The Titanic submersible story was another such topic, having been placed at the top of the homepage 115 times over the course of a few days in June – prompting a debate about news values when contrasted with the lack of coverage of the migrant crisis.

BBC went biggest on Ukraine while Letby dominated at Mirror and Mail

There were also significant differences between news outlets.

For the BBC, more than 53% of lead articles from the 499 articles by the public broadcaster in our dataset were about the war in Ukraine, compared to 6% for the Mirror and 8% for Mail Online.

Aside from the BBC, the war in Ukraine was the most popular single topic of the articles at the top of the homepage of The Telegraph (in the top spot 33% of the time), The Independent (30%), Sky News (28%) and The Times and Sunday Times (26%) websites.

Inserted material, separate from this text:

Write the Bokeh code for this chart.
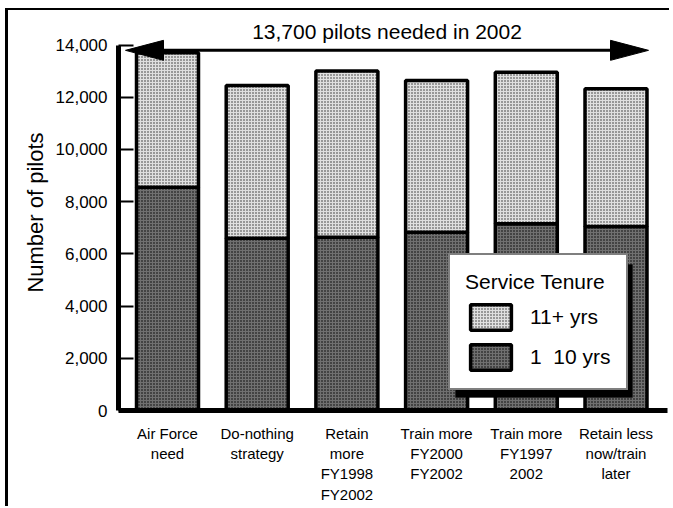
from bokeh.plotting import figure
from bokeh.layouts import column
from bokeh.models import (ColumnDataSource, FixedTicker, Legend, LegendItem,
                          Label, Range1d, BoxAnnotation)
from bokeh.embed import file_html
from bokeh.resources import INLINE

# ---------------- data ----------------
categories = ["Air Force\nneed", "Do-nothing\nstrategy",
              "Retain\nmore\nFY1998\nFY2002", "Train more\nFY2000\nFY2002",
              "Train more\nFY1997\n2002", "Retain less\nnow/train\nlater"]
tenure_1_10 = [8550, 6600, 6640, 6830, 7150, 7050]
tenure_11_plus = [5150, 5850, 6360, 5810, 5810, 5270]
need_2002 = 13700
y_ticks = [0, 2000, 4000, 6000, 8000, 10000, 12000, 14000]
y_tick_labels = ["0", "2,000", "4,000", "6,000", "8,000", "10,000", "12,000", "14,000"]
series_names = ["11+ yrs", "1  10 yrs"]
title_text = "13,700 pilots needed in 2002"
legend_title = "Service Tenure"

FONT = "Liberation Sans"

xs = list(range(len(categories)))
totals = [a + b for a, b in zip(tenure_1_10, tenure_11_plus)]
src = ColumnDataSource(dict(x=xs, low=tenure_1_10, top=totals,
                            zero=[0] * len(xs)))

# ---------------- layout constants ----------------
# canvas is offset by (8, 10) inside a framed wrapper
W, H = 661, 496
LEFT, RIGHT, TOP, BOTTOM = 110, 2, 4, 96
PX_X = 89.7                  # px per category step
PX_Y = 365.5 / 14000.0       # px per pilot
frame_w = W - LEFT - RIGHT
frame_h = H - TOP - BOTTOM
x_start = -49 / PX_X
x_end = x_start + frame_w / PX_X
y_end = frame_h / PX_Y

p = figure(width=W, height=H, x_range=Range1d(x_start, x_end),
           y_range=Range1d(0, y_end), output_backend="svg",
           toolbar_location=None, min_border_left=LEFT, min_border_right=RIGHT,
           min_border_top=TOP, min_border_bottom=BOTTOM)
p.outline_line_color = None
p.grid.visible = False
p.background_fill_color = "white"
p.border_fill_color = "white"

LIGHT = dict(fill_color="#e0e0e0", hatch_pattern="dot", hatch_scale=3,
             hatch_weight=1.2, hatch_color="black", hatch_alpha=0.8)
DARK = dict(fill_color="#707070", hatch_pattern="dot", hatch_scale=3,
            hatch_weight=1.8, hatch_color="black", hatch_alpha=1.0)

bw = 62 / PX_X
r_dark = p.vbar(x="x", width=bw, bottom="zero", top="low", source=src,
                line_color="black", line_width=3.5, **DARK)
r_light = p.vbar(x="x", width=bw, bottom="low", top="top", source=src,
                 line_color="black", line_width=3.5, **LIGHT)

# ---------------- arrow ----------------
xl = (125 - 167) / PX_X
xr = (648 - 167) / PX_X
ay = need_2002 + 2.5 / PX_Y
head_len = 38 / PX_X
head_half = 10 / PX_Y
p.segment(x0=[xl + head_len * 0.5], y0=[ay], x1=[xr - head_len * 0.5],
          y1=[ay], line_color="black", line_width=3)
p.patches(xs=[[xl, xl + head_len, xl + head_len],
              [xr, xr - head_len, xr - head_len]],
          ys=[[ay, ay + head_half, ay - head_half],
              [ay, ay + head_half, ay - head_half]],
          fill_color="black", line_color="black", line_width=1)

p.add_layout(Label(x=(xl + xr) / 2, y=ay, y_offset=19, text=title_text,
                   text_align="center", text_baseline="alphabetic",
                   text_font=FONT, text_font_size="21px",
                   text_color="black"))

# ---------------- axes ----------------
ya = p.yaxis[0]
ya.bounds = (0, 14000)
ya.ticker = FixedTicker(ticks=y_ticks)
ya.major_label_overrides = {t: l for t, l in zip(y_ticks, y_tick_labels)}
ya.major_tick_in = 15
ya.major_tick_out = 0
ya.major_tick_line_width = 2
ya.minor_tick_line_color = None
ya.axis_line_width = 5
ya.major_label_text_font = FONT
ya.major_label_text_font_size = "17px"
ya.major_label_text_color = "black"
ya.major_label_standoff = 11
ya.axis_label = "Number of pilots"
ya.axis_label_text_font = FONT
ya.axis_label_text_font_size = "22px"
ya.axis_label_text_font_style = "normal"
ya.axis_label_text_color = "black"
ya.axis_label_standoff = 5

xa = p.xaxis[0]
xa.ticker = FixedTicker(ticks=xs)
xa.major_label_overrides = {i: c for i, c in zip(xs, categories)}
xa.major_tick_line_color = None
xa.minor_tick_line_color = None
xa.axis_line_width = 5
xa.major_label_text_font = FONT
xa.major_label_text_font_size = "15px"
xa.major_label_text_color = "black"
xa.major_label_standoff = 8

# ---------------- legend with drop shadow ----------------
LEG_X, LEG_Y = 330, 20          # px from frame left / bottom
LEG_W, LEG_H = 177, 133
SH = 7
p.add_layout(BoxAnnotation(left=x_start + (LEG_X + SH) / PX_X,
                           right=x_start + (LEG_X + SH + LEG_W) / PX_X,
                           bottom=(LEG_Y - SH) / PX_Y,
                           top=(LEG_Y - SH + LEG_H) / PX_Y,
                           fill_color="black", fill_alpha=1.0,
                           line_color="black", level="guide"))

legend = Legend(items=[LegendItem(label=series_names[0], renderers=[r_light]),
                       LegendItem(label=series_names[1], renderers=[r_dark])],
                location=(LEG_X, LEG_Y), title=legend_title,
                title_text_font=FONT, title_text_font_size="21px",
                title_text_font_style="normal", title_text_color="black",
                label_text_font=FONT, label_text_font_size="21px",
                label_text_color="black",
                glyph_width=51, glyph_height=32, label_standoff=14,
                spacing=8, padding=15, margin=0, title_standoff=7,
                border_line_color="black", border_line_width=2,
                background_fill_color="white", background_fill_alpha=1.0)
p.add_layout(legend)

root = column(p, styles={"margin-left": "5px", "margin-top": "8px",
                         "border-left": "3px solid black",
                         "border-top": "2px solid black"})

open("out.html", "w").write(file_html(root, INLINE))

For the Mirror, stories about baby serial killer Lucy Letby were the most common topic at the top of the homepage, accounting for 29% of the Reach title’s lead articles during the four months. Letby was also the number one topic of lead articles on the website Mail Online (23%).

Philip Schofield’s affair was also a bigger topic for the Mirror and Mail compared to the other titles, each with 21% of featured stories at the top of their homepages about the ITV presenter.

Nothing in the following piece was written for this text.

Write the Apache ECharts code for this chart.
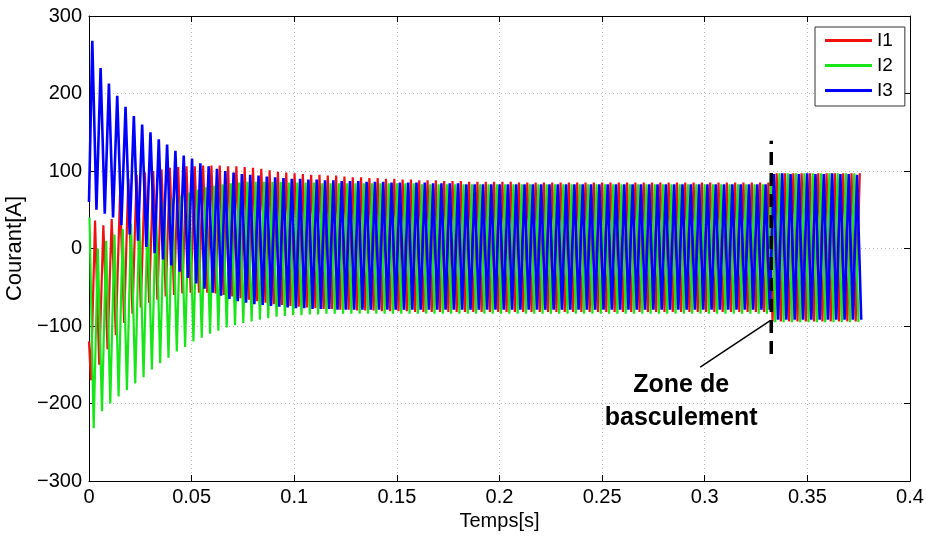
<!DOCTYPE html>
<html>
<head>
<meta charset="utf-8">
<script src="https://cdn.jsdelivr.net/npm/echarts@6/dist/echarts.min.js"></script>
<style>
html,body{margin:0;padding:0;background:#fff;}
#chart{width:926px;height:536px;}
</style>
</head>
<body>
<div id="chart"></div>
<script>
// ---- data ----
const seriesNames = ['I1', 'I2', 'I3'];
const seriesColors = ['#f01010', '#19e619', '#0000ff'];
const seriesWidths = [2.2, 2.2, 2.6];
const xTicks = [0, 0.05, 0.1, 0.15, 0.2, 0.25, 0.3, 0.35, 0.4];
const yTicks = [-300, -200, -100, 0, 100, 200, 300];

// time of the first I3 peak and the oscillation period (s)
const firstPeakTime = 0.0016;
const period = 0.00405;
// values at t = 0
const I1start = -120;
const I3start = 60;

// per-cycle peak (max) and trough (min) values, A
const I1max = [
  36, 30, 38, 70, 90, 95, 98, 100, 102, 104,
  105, 106, 106, 107, 107, 107, 106, 106, 105, 104,
  103, 101, 99, 98, 97, 96, 95, 95, 94, 94,
  93, 92, 92, 91, 91, 90, 90, 89, 89, 88,
  88, 88, 87, 87, 87, 86, 86, 86, 86, 86,
  86, 85, 85, 85, 85, 85, 85, 85, 85, 85,
  85, 85, 85, 85, 85, 85, 85, 85, 85, 85,
  85, 85, 85, 85, 85, 85, 85, 85, 85, 85,
  85, 85,
  97, 97, 97, 97, 97, 97, 97, 97, 97, 97, 97
];
const I1min = [
  -170, -150, -130, -112, -96, -84, -76, -70, -66, -62,
  -60, -58, -57, -57, -57, -58, -60, -62, -64, -66,
  -68, -70, -72, -73, -74, -75, -76, -77, -78, -78,
  -79, -79, -80, -80, -80, -81, -81, -81, -81, -82,
  -82, -82, -82, -82, -82, -82, -82, -82, -82, -82,
  -82, -82, -82, -82, -82, -82, -82, -82, -82, -82,
  -82, -82, -82, -82, -82, -82, -82, -82, -82, -82,
  -82, -82, -82, -82, -82, -82, -82, -82, -82, -82,
  -82, -82,
  -94, -94, -94, -94, -94, -94, -94, -94, -94, -94, -94
];
const I2max = [
  40, 0, 10, 18, 25, 32, 40, 47, 53, 59,
  64, 68, 72, 76, 79, 81, 83, 84, 85, 86,
  86, 86, 86, 86, 85, 85, 85, 85, 84, 84,
  84, 84, 84, 84, 84, 84, 84, 84, 84, 84,
  83, 83, 83, 83, 83, 83, 83, 83, 83, 83,
  83, 83, 83, 83, 83, 83, 83, 83, 83, 83,
  83, 83, 83, 83, 83, 83, 83, 83, 83, 83,
  83, 83, 83, 83, 83, 83, 83, 83, 83, 83,
  83, 83,
  97, 97, 97, 97, 97, 97, 97, 97, 97, 97, 97
];
const I2min = [
  -232, -210, -200, -191, -183, -174, -166, -156, -148, -141,
  -133, -127, -120, -115, -110, -106, -102, -99, -96, -94,
  -92, -90, -88, -87, -86, -86, -85, -85, -84, -84,
  -84, -84, -84, -84, -84, -84, -84, -84, -84, -84,
  -84, -84, -84, -84, -84, -84, -84, -84, -84, -84,
  -84, -84, -84, -84, -84, -84, -84, -84, -84, -84,
  -84, -84, -84, -84, -84, -84, -84, -84, -84, -84,
  -84, -84, -84, -84, -84, -84, -84, -84, -84, -84,
  -84, -84,
  -95, -95, -95, -95, -95, -95, -95, -95, -95, -95, -95
];
const I3max = [
  268, 233, 213, 197, 183, 171, 160, 150, 141, 134,
  126, 120, 116, 110, 106, 103, 100, 98, 96, 95,
  94, 93, 92, 91, 90, 90, 89, 89, 88, 88,
  87, 87, 87, 86, 86, 86, 85, 85, 85, 85,
  85, 84, 84, 84, 84, 83, 83, 83, 83, 83,
  83, 83, 83, 83, 83, 83, 83, 83, 83, 83,
  83, 83, 83, 83, 83, 83, 83, 83, 83, 83,
  83, 83, 83, 83, 83, 83, 83, 83, 83, 83,
  83, 83,
  96, 97, 96, 96, 97, 96, 96, 97, 96, 96, 95
];
const I3min = [
  50, 45, 40, 30, 18, 10, 2, -6, -14, -22,
  -30, -38, -45, -52, -57, -61, -65, -68, -70, -72,
  -73, -74, -75, -76, -77, -77, -78, -78, -78, -79,
  -79, -79, -79, -79, -79, -79, -79, -79, -79, -79,
  -79, -79, -79, -79, -79, -79, -79, -79, -79, -79,
  -79, -79, -79, -79, -79, -79, -79, -79, -79, -79,
  -79, -79, -79, -79, -79, -79, -79, -79, -79, -79,
  -79, -79, -79, -79, -79, -79, -79, -79, -79, -79,
  -79, -79,
  -92, -92, -92, -92, -92, -92, -92, -92, -92, -92, -92
];

// annotation
const switchTime = 0.3324;
const switchLow = -136;
const switchHigh = 139;
const arrowFrom = [0.2978, -153];
const arrowTo = [0.3319, -93];
const noteText = 'Zone de\nbasculement';
const notePos = [0.2885, -198];

// ---- build the zig-zag waveforms from the peaks ----
function cycleTime(k) { return firstPeakTime + k * period; }
const d1 = [[0, I1start]], d2 = [], d3 = [[0, I3start]];
for (let k = 0; k < I3max.length; k++) {
  const t = cycleTime(k);
  d1.push([t - period / 6, I1min[k]], [t + period / 3, I1max[k]]);
  d2.push([t - period / 3, I2max[k]], [t + period / 6, I2min[k]]);
  d3.push([t, I3max[k]], [t + period / 2, I3min[k]]);
}
const waves = [d1, d2, d3];

const FONT = '"Liberation Sans", Arial, Helvetica, sans-serif';
const chart = echarts.init(document.getElementById('chart'), null, {renderer: 'canvas'});

const gridLine = {show: true, lineStyle: {color: '#b8b8b8', type: [1, 3], width: 1}};
const option = {
  animation: false,
  backgroundColor: '#ffffff',
  textStyle: {fontFamily: FONT},
  grid: {left: 89, right: 16, top: 16, bottom: 55, show: false,
    containLabel: false, outerBoundsMode: 'none'},
  legend: {
    data: seriesNames,
    orient: 'vertical',
    left: 815, top: 27,
    padding: [4, 12, 6, 10],
    icon: 'rect',
    itemWidth: 47, itemHeight: 3, itemGap: 6,
    backgroundColor: '#fff',
    borderColor: '#333', borderWidth: 1,
    textStyle: {fontFamily: FONT, fontSize: 19, color: '#000'}
  },
  xAxis: [{
    type: 'value', min: 0, max: 0.4, interval: 0.05,
    position: 'bottom',
    name: 'Temps[s]', nameLocation: 'middle', nameGap: 29,
    nameTextStyle: {fontFamily: FONT, fontSize: 20, color: '#000'},
    axisLine: {show: true, onZero: false, lineStyle: {color: '#000', width: 1}},
    axisTick: {show: true, inside: true, length: 6, lineStyle: {color: '#000'}},
    axisLabel: {fontFamily: FONT, fontSize: 20, color: '#000', margin: 6,
      formatter: v => String(+v.toFixed(3))},
    splitLine: gridLine
  }, {
    type: 'value', min: 0, max: 0.4, interval: 0.05, position: 'top',
    axisLine: {show: true, onZero: false, lineStyle: {color: '#000', width: 1}},
    axisTick: {show: true, inside: true, length: 6, lineStyle: {color: '#000'}},
    axisLabel: {show: false}, splitLine: {show: false}
  }],
  yAxis: [{
    type: 'value', min: -300, max: 300, interval: 100,
    position: 'left',
    name: 'Courant[A]', nameLocation: 'middle', nameGap: 59, nameRotate: 90,
    nameTextStyle: {fontFamily: FONT, fontSize: 22, color: '#000'},
    axisLine: {show: true, onZero: false, lineStyle: {color: '#000', width: 1}},
    axisTick: {show: true, inside: true, length: 6, lineStyle: {color: '#000'}},
    axisLabel: {fontFamily: FONT, fontSize: 20, color: '#000', margin: 7,
      formatter: v => String(v).replace('-', '\u2212')},
    splitLine: gridLine
  }, {
    type: 'value', min: -300, max: 300, interval: 100, position: 'right',
    axisLine: {show: true, onZero: false, lineStyle: {color: '#000', width: 1}},
    axisTick: {show: true, inside: true, length: 6, lineStyle: {color: '#000'}},
    axisLabel: {show: false}, splitLine: {show: false}
  }],
  series: seriesNames.map((name, i) => ({
    name: name,
    type: 'line',
    xAxisIndex: 0, yAxisIndex: 0,
    data: waves[i],
    showSymbol: false, symbol: 'none',
    color: seriesColors[i],
    lineStyle: {color: seriesColors[i], width: seriesWidths[i]},
    silent: true
  })).concat([{
    name: 'switch',
    type: 'line',
    data: [[switchTime, switchLow], [switchTime, switchHigh]],
    showSymbol: false, symbol: 'none',
    lineStyle: {color: '#000', width: 3.5, type: [13, 8]},
    silent: true,
    markLine: {
      silent: true,
      symbol: ['none', 'arrow'], symbolSize: [0, 12],
      lineStyle: {color: '#000', width: 1.5, type: 'solid'},
      label: {show: false},
      data: [[{coord: arrowFrom}, {coord: arrowTo}]]
    }
  }, {
    name: 'note',
    type: 'scatter',
    data: [notePos],
    symbolSize: 0,
    itemStyle: {opacity: 1},
    silent: true,
    label: {
      show: true, position: 'inside', formatter: noteText,
      fontFamily: FONT, fontWeight: 'bold', fontSize: 25, lineHeight: 33,
      color: '#000', opacity: 1, align: 'center'
    }
  }])
};
chart.setOption(option);
</script>
</body>
</html>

Royal coverage, especially around the coronation of King Charles, was a bigger topic for the Mail, with 17% of its lead articles during this period identified as related to the monarch, compared to 1% at the BBC.

Mail Online switches homepage top story most often

When it comes to how often news websites update their lead articles, Mail Online and the Mirror updated the top story the most, with the Mail changing its lead story on average more than seven times a day, and the Mirror seven times a day.

Both sites also published the most content on their homepage, with the Mail averaging 374 articles across the whole homepage each weekday and 263 during weekends, while the Mirror published 267 on weekdays and 191 on weekends.

In contrast, The Times and BBC News updated their top homepage story the least, each around three times a day. The Times updates its homepage once in the morning, afternoon and evening rather than publishing constantly rolling updates.